Ayala prepares sale of railway and energy assets
The conglomerate Ayala Corp. will divest of the remaining thermal power businesses, its stake in Line 1 light rail and other passive investments under AC Ventures, as well as other non-core assets by 2023 as part of a plan to raise $1 billion through asset sales.
Ayala’s chairman and chief executive, Fernando Zobel de Ayala, told the annual shareholders’ meeting on Friday that the conglomerate would use proceeds from the sale of assets to fund future investments, reduce debt and strengthen its balance sheet.
Ayala in March 2022 had completed 61% or $614 million from the sale of assets, including a partial divestiture of Manila Water Co., a stake in GNPower Kauswaganthe and secondary shares in AC Energy to Singapore wealth fund GIC .

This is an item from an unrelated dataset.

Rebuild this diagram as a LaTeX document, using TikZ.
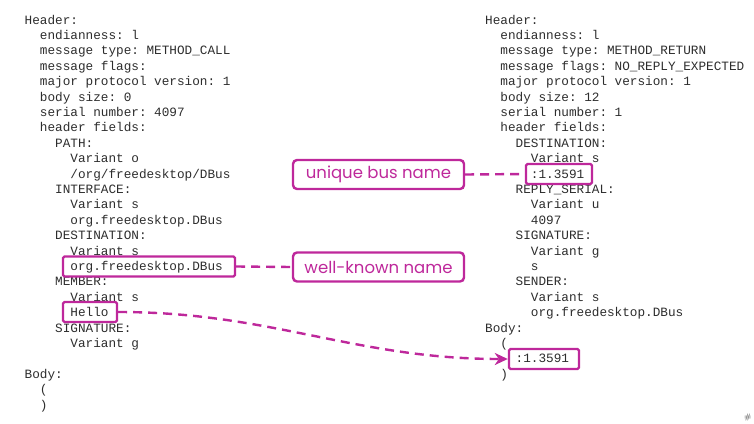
\documentclass[tikz,border=0pt]{standalone}
\usepackage{fontspec}
\setmonofont{Liberation Mono}
\newfontfamily\labelfont{Poppins}
\usetikzlibrary{arrows.meta}
\definecolor{mag}{RGB}{190,40,155}
\definecolor{txt}{RGB}{45,45,45}
\newcommand\codeln[5]{\node[code] (#1) at ({#2+7.62*#3},{24+15.4*#4}) {#5};}
\begin{document}
\begin{tikzpicture}[x=1pt,y=-1pt,
  code/.style={font=\ttfamily\fontsize{12.7}{15.4}\selectfont, text=txt, anchor=base west, inner sep=0pt},
  hbox/.style={draw=mag, line width=2.4pt, rounded corners=1.5pt, inner sep=0pt, minimum height=20pt},
  lbl/.style={draw=mag, line width=2.4pt, rounded corners=4pt, inner sep=0pt, minimum width=171pt, minimum height=29pt, text=mag, font=\labelfont\fontsize{16.5}{19}\selectfont},
  dline/.style={draw=mag, line width=2.4pt, dash pattern=on 9pt off 6pt}
]
\useasboundingbox (0,0) rectangle (754,423);
% left column
\codeln{L0}{24.5}{0}{0}{Header:}
\codeln{L1}{24.5}{2}{1}{endianness: l}
\codeln{L2}{24.5}{2}{2}{message type: METHOD\_CALL}
\codeln{L3}{24.5}{2}{3}{message flags:}
\codeln{L4}{24.5}{2}{4}{major protocol version: 1}
\codeln{L5}{24.5}{2}{5}{body size: 0}
\codeln{L6}{24.5}{2}{6}{serial number: 4097}
\codeln{L7}{24.5}{2}{7}{header fields:}
\codeln{L8}{24.5}{4}{8}{PATH:}
\codeln{L9}{24.5}{6}{9}{Variant o}
\codeln{L10}{24.5}{6}{10}{/org/freedesktop/DBus}
\codeln{L11}{24.5}{4}{11}{INTERFACE:}
\codeln{L12}{24.5}{6}{12}{Variant s}
\codeln{L13}{24.5}{6}{13}{org.freedesktop.DBus}
\codeln{L14}{24.5}{4}{14}{DESTINATION:}
\codeln{L15}{24.5}{6}{15}{Variant s}
\codeln{L16}{24.5}{6}{16}{org.freedesktop.DBus}
\codeln{L17}{24.5}{4}{17}{MEMBER:}
\codeln{L18}{24.5}{6}{18}{Variant s}
\codeln{L19}{24.5}{6}{19}{Hello}
\codeln{L20}{24.5}{4}{20}{SIGNATURE:}
\codeln{L21}{24.5}{6}{21}{Variant g}
\codeln{L23}{24.5}{0}{23}{Body:}
\codeln{L24}{24.5}{2}{24}{(}
\codeln{L25}{24.5}{2}{25}{)}
% right column
\codeln{R0}{485}{0}{0}{Header:}
\codeln{R1}{485}{2}{1}{endianness: l}
\codeln{R2}{485}{2}{2}{message type: METHOD\_RETURN}
\codeln{R3}{485}{2}{3}{message flags: NO\_REPLY\_EXPECTED}
\codeln{R4}{485}{2}{4}{major protocol version: 1}
\codeln{R5}{485}{2}{5}{body size: 12}
\codeln{R6}{485}{2}{6}{serial number: 1}
\codeln{R7}{485}{2}{7}{header fields:}
\codeln{R8}{485}{4}{8}{DESTINATION:}
\codeln{R9}{485}{6}{9}{Variant s}
\codeln{R10}{485}{6}{10}{:1.3591}
\codeln{R11}{485}{4}{11}{REPLY\_SERIAL:}
\codeln{R12}{485}{6}{12}{Variant u}
\codeln{R13}{485}{6}{13}{4097}
\codeln{R14}{485}{4}{14}{SIGNATURE:}
\codeln{R15}{485}{6}{15}{Variant g}
\codeln{R16}{485}{6}{16}{s}
\codeln{R17}{485}{4}{17}{SENDER:}
\codeln{R18}{485}{6}{18}{Variant s}
\codeln{R19}{485}{6}{19}{org.freedesktop.DBus}
\codeln{R20}{485}{0}{20}{Body:}
\codeln{R21}{485}{2}{21}{(}
\codeln{R22}{485}{4}{22}{:1.3591}
\codeln{R23}{485}{2}{23}{)}
% highlight boxes
\node[hbox, minimum width=172pt] (boxWK) at (149,266.5) {};
\node[hbox, minimum width=54pt] (boxHello) at (90,312) {};
\node[hbox, minimum width=66pt] (boxU) at (559,174) {};
\node[hbox, minimum width=70pt] (boxB) at (544,359) {};
% labels
\node[lbl] (lbU) at (378.5,174.5) {unique bus name};
\node[lbl] (lbW) at (378.5,267) {well-known name};
% connectors
\draw[dline] (lbU.east) -- (boxU.west);
\draw[dline] (boxWK.east) -- (lbW.west);
\draw[dline, -{Stealth[length=13pt,width=12pt,inset=4pt]}] (boxHello.east) to[out=0,in=180] (boxB.west);
% corner mark
\node[font=\sffamily\bfseries\fontsize{8}{9}\selectfont, text=gray, anchor=base west, inner sep=0pt] (hash) at (744,419) {\#};
\end{tikzpicture}
\end{document}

The conglomerate reinvested $360 million of the proceeds to buy back shares of the company as well as the real estate unit Ayala Land Inc.
As Ayala sells off some of its non-core assets, it is increasing its investments in emerging companies, AC Health and AC Logistics Holdings Corp., in a bid to develop new revenue streams.
“We aim to establish a meaningful presence in healthcare and logistics, two industries that are undergoing critical transformation,” Zobel said.
He said the two industries are highly fragmented, making them ripe for possible industry consolidation.
The conglomerate has allocated 12 billion pesos to AC Health since 2015 to build a portfolio of assets in primary care and multi-specialty clinics, hospitals, retail pharmacy, pharmaceutical distribution and telehealth.
AC Health, which is currently building the country’s first cancer hospital, is expected to reach profitability this year and close to 1 billion pesos in net income by 2025.
In the field of logistics, the group announced its intention to develop an end-to-end platform to meet the supply chain requirements of various industries.
Ayala signed an agreement in November to acquire a 60% stake in the Air21 group for 6 billion pesos. The deal is expected to be finalized by the first half.
The group hopes the next administration will focus on driving and accelerating the post-pandemic economic recovery by easing the plight of those who have been heavily affected by the pandemic and creating jobs.
“We believe that regardless of the next leader, accelerating economic recovery will be a priority, and we have seen this clearly in our interactions with candidates. Our group has always aligned its strategic priorities with the development agenda. national, and we look forward to working with the next administration,” the conglomerate said.